Sempre per quanto riguarda le attività culturali abbiamo un gruppo di lavoro che è nato con Cusani e che in ogni caso è rimasto. Dunque ci sono dei detenuti che s’incontrano, due volte alla settimana, in uno spazio che abbiamo loro concesso, per discutere del carcere, per lanciare delle idee. L’idea nostra è sempre stata che non si può calare un’attività dall’alto, abbiamo sempre cercato di farci suggerire – naturalmente nell’ambito della sicurezza e della fattibilità – dagli stessi detenuti, cosa può essere più utile, dopo di che cerchiamo di realizzarlo.

Da una costola di questo gruppo di lavoro si è staccato, con il nostro psicologo, dottor Aparo, il gruppo della trasgressione e della sfida, cioè dei detenuti che ragionavano sul valore culturale della trasgressione, anche applicata a quella che poteva essere la devianza e la delinquenza. Un gruppo trasgressione e sfida così importante che poi è stato organizzato un convegno di due giorni, con filosofi, con tutti coloro che avevano superato, nel bene o nel male, quel limite che si può chiamare trasgressione, o sfida.

Paradossalmente, però, le maggiori attività le abbiamo svolte nell’ambito sportivo. Sembra strano, ma un cortile di passeggio che può essere grande come questa stanza l’abbiamo utilizzato per un campionato di calcio interno – esterno. Quello che è stato fatto al carcere di Opera, ad esempio, noi sono 10 anni che lo portiamo avanti. Evidentemente giochiamo sempre in casa e per questo – dicono i cattivi – vinciamo sempre, però è un tentativo di portare l’esterno all’interno del carcere, ma per i detenuti stessi è l’occasione di sentirsi ancora parte attiva di quella società.

L’ultima esperienza che abbiamo avviato è molto interessante perché ha messo insieme la Provincia di Milano, Assessorato allo sport, con l’Assessorato alla formazione professionale, con il presidente Moratti e diversi altri gruppi privati, e siamo riusciti a creare delle palestre all’interno. Nel momento in cui utilizzo questi termini, "palestre", "campi sportivi", pensate a limitazioni di spazio abbastanza nette: le palestre sono delle celle, che abbiamo ristrutturato e in cui abbiamo organizzato queste palestre, che sono sponsorizzate e pagate dalla Provincia.

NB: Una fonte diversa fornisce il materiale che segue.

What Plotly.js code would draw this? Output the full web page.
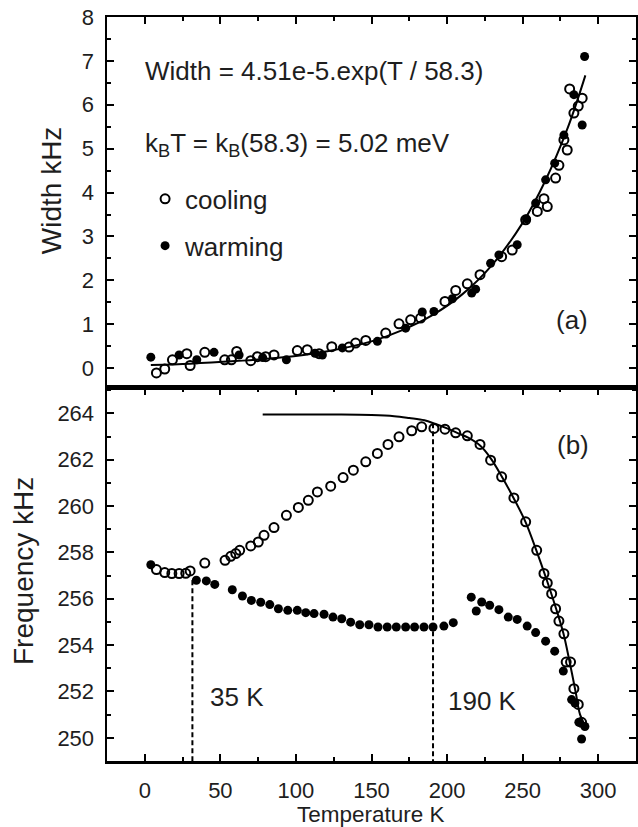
<!DOCTYPE html>
<html>
<head>
<meta charset="utf-8">
<script src="https://cdn.plot.ly/plotly-3.0.1.min.js"></script>
<style>html,body{margin:0;padding:0;background:#fff;}</style>
</head>
<body>
<div id="chart" style="width:638px;height:827px;"></div>
<script>
// ---------- Panel (a): Width vs Temperature ----------
var coolA_T = [7.7, 13.2, 18.3, 27.8, 30.0, 39.7, 52.9, 57.3, 60.8, 70.1, 74.5, 80.0, 85.5, 100.9, 107.5, 115.3, 123.7, 135.1, 139.5, 146.2, 159.4, 168.2, 175.9, 182.5, 198.6, 205.7, 213.4, 221.8, 236.1, 243.1, 252.0, 259.7, 264.1, 266.3, 271.8, 274.0, 277.3, 279.5, 281.1, 283.9, 286.8, 289.4];
var coolA_W = [-0.11, -0.02, 0.19, 0.33, 0.06, 0.36, 0.19, 0.19, 0.38, 0.17, 0.26, 0.26, 0.30, 0.40, 0.42, 0.33, 0.49, 0.48, 0.57, 0.63, 0.80, 1.01, 1.10, 1.14, 1.52, 1.77, 1.92, 2.13, 2.54, 2.69, 3.38, 3.57, 3.86, 3.68, 4.33, 4.62, 5.20, 4.97, 6.36, 5.81, 5.97, 6.15];
var warmA_T = [4.0, 22.7, 34.4, 45.8, 62.4, 78.0, 93.7, 112.6, 117.5, 130.7, 153.9, 172.6, 183.6, 191.3, 203.5, 216.3, 218.9, 228.8, 234.3, 246.4, 252.5, 258.6, 265.2, 271.2, 277.3, 283.9, 289.4, 291.0];
var warmA_W = [0.25, 0.30, 0.19, 0.36, 0.30, 0.24, 0.19, 0.34, 0.30, 0.46, 0.61, 0.91, 1.28, 1.29, 1.58, 1.71, 1.80, 2.39, 2.58, 2.81, 3.40, 3.76, 4.29, 4.67, 5.31, 6.23, 5.54, 7.10];
var fitA_T = [4, 30, 60, 90, 120, 150, 170, 190, 210, 230, 250, 265, 280, 291.5];
var fitA_W = [0.07, 0.10, 0.16, 0.24, 0.38, 0.61, 0.86, 1.20, 1.68, 2.36, 3.31, 4.27, 5.49, 6.67];

// ---------- Panel (b): Frequency vs Temperature ----------
var coolB_T = [7.7, 13.2, 17.9, 22.7, 27.1, 30.0, 39.7, 53.1, 56.9, 60.2, 62.8, 70.1, 75.1, 78.9, 85.5, 93.7, 101.6, 108.2, 114.2, 123.0, 131.2, 138.0, 146.2, 153.9, 160.9, 168.2, 176.6, 183.2, 191.3, 198.6, 205.7, 213.4, 221.8, 228.8, 236.1, 244.2, 252.0, 259.3, 264.1, 266.3, 269.2, 271.8, 274.0, 277.3, 278.8, 281.7, 283.9, 286.8, 289.0];
var coolB_F = [257.26, 257.13, 257.09, 257.09, 257.10, 257.20, 257.54, 257.66, 257.83, 257.95, 258.09, 258.28, 258.45, 258.74, 259.07, 259.60, 259.94, 260.25, 260.61, 260.86, 261.23, 261.55, 261.91, 262.27, 262.66, 262.99, 263.25, 263.42, 263.35, 263.32, 263.16, 263.03, 262.66, 261.98, 261.26, 260.35, 259.32, 258.09, 257.09, 256.68, 256.22, 255.57, 255.04, 254.49, 253.27, 253.27, 252.12, 251.44, 250.67];
var warmB_T = [4.0, 34.1, 40.7, 46.3, 57.9, 64.6, 70.5, 76.7, 82.7, 88.4, 94.6, 100.9, 106.5, 112.0, 118.6, 124.5, 130.3, 136.2, 142.2, 148.3, 154.3, 160.4, 166.4, 172.6, 178.5, 184.7, 190.7, 197.9, 204.1, 216.0, 219.3, 222.9, 228.2, 234.3, 240.5, 246.4, 253.0, 258.6, 265.2, 271.2, 276.9, 282.4, 284.6, 287.2, 289.0, 291.2];
var warmB_F = [257.47, 256.80, 256.77, 256.62, 256.39, 256.12, 255.93, 255.85, 255.75, 255.57, 255.50, 255.50, 255.40, 255.36, 255.33, 255.21, 255.14, 254.99, 254.88, 254.88, 254.78, 254.78, 254.78, 254.78, 254.78, 254.78, 254.78, 254.82, 254.97, 256.07, 255.47, 255.86, 255.72, 255.53, 255.21, 255.11, 254.82, 254.54, 254.17, 253.74, 252.88, 251.65, 251.50, 250.67, 249.95, 250.49];
var fitB_T = [78, 100, 130, 150, 165, 175, 185, 192, 200, 207, 214, 222, 229, 236, 244, 252, 259, 266, 272, 277, 281, 285, 288, 291.5];
var fitB_F = [263.95, 263.95, 263.95, 263.93, 263.88, 263.8, 263.7, 263.55, 263.35, 263.15, 262.95, 262.6, 262.05, 261.3, 260.35, 259.3, 258.1, 256.8, 255.6, 254.5, 253.3, 252.0, 251.0, 250.5];
var mark35_T = [31.5, 31.5];
var mark35_F = [256.8, 249];
var mark190_T = [190.7, 190.7];
var mark190_F = [263.57, 249];

var xTicks = [0, 50, 100, 150, 200, 250, 300];
var yTicksA = [0, 1, 2, 3, 4, 5, 6, 7, 8];
var yTicksB = [250, 252, 254, 256, 258, 260, 262, 264];

var FONT = 'Liberation Sans, Arial, Helvetica, sans-serif';
var TXT = '#1e1e1e';
var MS = 9;

var openMarker = {symbol: 'circle-open', size: MS, color: '#000', line: {width: 2, color: '#000'}};
var fillMarker = {symbol: 'circle', size: MS, color: '#000', line: {width: 0}};

var traces = [
  {x: fitA_T, y: fitA_W, xaxis: 'x2', yaxis: 'y2', mode: 'lines', line: {color: '#000', width: 2, shape: 'spline'}, showlegend: false, hoverinfo: 'skip'},
  {x: coolA_T, y: coolA_W, xaxis: 'x2', yaxis: 'y2', mode: 'markers', marker: openMarker, name: 'cooling', legendgroup: 'c'},
  {x: warmA_T, y: warmA_W, xaxis: 'x2', yaxis: 'y2', mode: 'markers', marker: fillMarker, name: 'warming', legendgroup: 'w'},
  {x: fitB_T, y: fitB_F, xaxis: 'x', yaxis: 'y', mode: 'lines', line: {color: '#000', width: 2, shape: 'spline'}, showlegend: false},
  {x: mark35_T, y: mark35_F, xaxis: 'x', yaxis: 'y', mode: 'lines', line: {color: '#000', width: 2, dash: '5px,3px'}, showlegend: false},
  {x: mark190_T, y: mark190_F, xaxis: 'x', yaxis: 'y', mode: 'lines', line: {color: '#000', width: 2, dash: '5px,3px'}, showlegend: false},
  {x: coolB_T, y: coolB_F, xaxis: 'x', yaxis: 'y', mode: 'markers', marker: openMarker, showlegend: false},
  {x: warmB_T, y: warmB_F, xaxis: 'x', yaxis: 'y', mode: 'markers', marker: fillMarker, showlegend: false}
];

function axisBase() {
  return {
    showgrid: false, zeroline: false, showline: true, linecolor: '#000', linewidth: 2.5,
    ticks: 'inside', ticklen: 7, tickwidth: 2, tickcolor: '#000',
    tickfont: {family: FONT, size: 22, color: TXT}
  };
}

var xB = Object.assign(axisBase(), {
  domain: [0, 1], anchor: 'y', range: [-25, 325], tickvals: xTicks, mirror: 'ticks',
  minor: {tickvals: [-25, 25, 75, 125, 175, 225, 275, 325], ticks: 'inside', ticklen: 4, tickwidth: 2, tickcolor: '#000'},
  ticklabelstandoff: 8
});
var xA = Object.assign(axisBase(), {
  domain: [0, 1], anchor: 'y2', matches: 'x', range: [-25, 325], tickvals: xTicks, side: 'top', mirror: true,
  showticklabels: false,
  minor: {tickvals: [-25, 25, 75, 125, 175, 225, 275, 325], ticks: 'inside', ticklen: 4, tickwidth: 2, tickcolor: '#000'}
});
var yB = Object.assign(axisBase(), {
  domain: [0, 0.5015], anchor: 'x', range: [249, 265.1], tickvals: yTicksB, mirror: 'ticks',
  minor: {dtick: 1, tick0: 249, ticks: 'inside', ticklen: 4, tickwidth: 2, tickcolor: '#000'},
  ticklabelstandoff: 6
});
var yA = Object.assign(axisBase(), {
  domain: [0.5015, 1], anchor: 'x2', range: [-0.45, 8], tickvals: yTicksA, mirror: 'ticks',
  minor: {dtick: 0.5, tick0: 0, ticks: 'inside', ticklen: 4, tickwidth: 2, tickcolor: '#000'},
  ticklabelstandoff: 6
});

function ann(text, x, y, xref, yref, xanchor) {
  return {text: text, x: x, y: y, xref: xref, yref: yref, xanchor: xanchor || 'left', yanchor: 'middle',
          showarrow: false, font: {family: FONT, size: 26, color: TXT}};
}
function axTitle(text, x, y, angle, size) {
  return {text: text, x: x, y: y, xref: 'paper', yref: 'paper', xanchor: 'center', yanchor: 'middle',
          textangle: angle, showarrow: false, borderpad: 0, font: {family: FONT, size: size, color: TXT}};
}

var layout = {
  width: 638, height: 827,
  margin: {l: 107, r: 2, t: 17, b: 66},
  paper_bgcolor: '#fff', plot_bgcolor: '#fff',
  font: {family: FONT, color: TXT},
  showlegend: true,
  legend: {x: 0.072, y: 0.787, xanchor: 'left', yanchor: 'top', bgcolor: 'rgba(0,0,0,0)',
           font: {family: FONT, size: 26, color: TXT}, traceorder: 'grouped', tracegroupgap: 10, itemwidth: 30},
  xaxis: xB, xaxis2: xA, yaxis: yB, yaxis2: yA,
  annotations: [
    axTitle('Width kHz', -0.1045, 0.7668, -90, 28),
    axTitle('Frequency kHz', -0.1569, 0.2554, -90, 28),
    axTitle('Temperature K', 0.4995, -0.0725, 0, 22.5),
    ann('Width = 4.51e-5.exp(T / 58.3)', -1, 6.77, 'x2', 'y2'),
    ann('k<sub>B</sub>T = k<sub>B</sub>(58.3) = 5.02 meV', -1, 5.10, 'x2', 'y2'),
    ann('(a)', 282.6, 1.1, 'x2', 'y2', 'center'),
    ann('(b)', 283.3, 262.63, 'x', 'y', 'center'),
    ann('35 K', 61.3, 251.75, 'x', 'y', 'center'),
    ann('190 K', 223.3, 251.58, 'x', 'y', 'center')
  ]
};

Plotly.newPlot('chart', traces, layout, {staticPlot: true, displayModeBar: false});
</script>
</body>
</html>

Nell’ambito di quest’attività, che abbiamo chiamato polisportiva, di modo che capitalizzasse le risorse e riuscisse a portarle all’ultimo detenuto dell’ultima cella dell’ultimo reparto, abbiamo portato una squadra di detenuti, che interessava San Vittore e Bollate, in un triangolare di calcio all’esterno, che ha visto anche gli arbitri di serie A. Ed anche in questo caso abbiamo vinto noi… è stata simpatica, come iniziativa, ed anche importante perché tutto il ricavato è stato devoluto, tramite l’Unicef, per i bambini dell’Iraq.

Quindi queste attività che diventano non soltanto l’occasione per i detenuti di uscire, ma vedono i detenuti che pensano, che si attivano, che diventano utili – scusate questo brutto termine – ma dobbiamo sempre dire che il recupero dei detenuti è importante in termini di sicurezza sociale. Il passare del tempo all’interno del carcere, se non è utilizzato, non serve assolutamente a nulla, serve soltanto a rendere le persone più pericolose, più cattive di quelle che erano all’inizio.

Quindi il "trattamento" – questo termine che, tanto per intendersi, è utilizzato dall’Ordinamento penitenziario - è l’unica arma che ha la società per evitarsi dei guai peggiori nell’ambito della recidiva.

Un ultimo problema, che secondo me è grosso e meriterebbe un convegno a parte, è cosa si può fare per la Polizia Penitenziaria. Molte volte si parla dei custoditi e non si pensa ai custodi, non si pensa che per poter lavorare serenamente e seriamente per il detenuto è necessario che la società sappia chi sono i custodi, che cosa possono fare e com’è possibile avere questo rapporto, questo cordone ombelicale con la città. Questo difficilmente capita. Non so voi ma San Vittore ha questo problema, tanto è vero che molte volte tentano di portarci fuori dal centro della città. Il carcere, se c’è, deve essere visto in quest’ottica trattamentale e deve avere questo rapporto costante con la città. Nel caso specifico, la Polizia penitenziaria deve avere quel riconoscimento e quella possibilità all’esterno anche per poter impiegare il proprio tempo libero. Ho fatto soltanto un accenno a questo tema, magari può sembrare poco articolato ma, ripeto, è un argomento molto importante che andrebbe ripreso con un convegno a parte.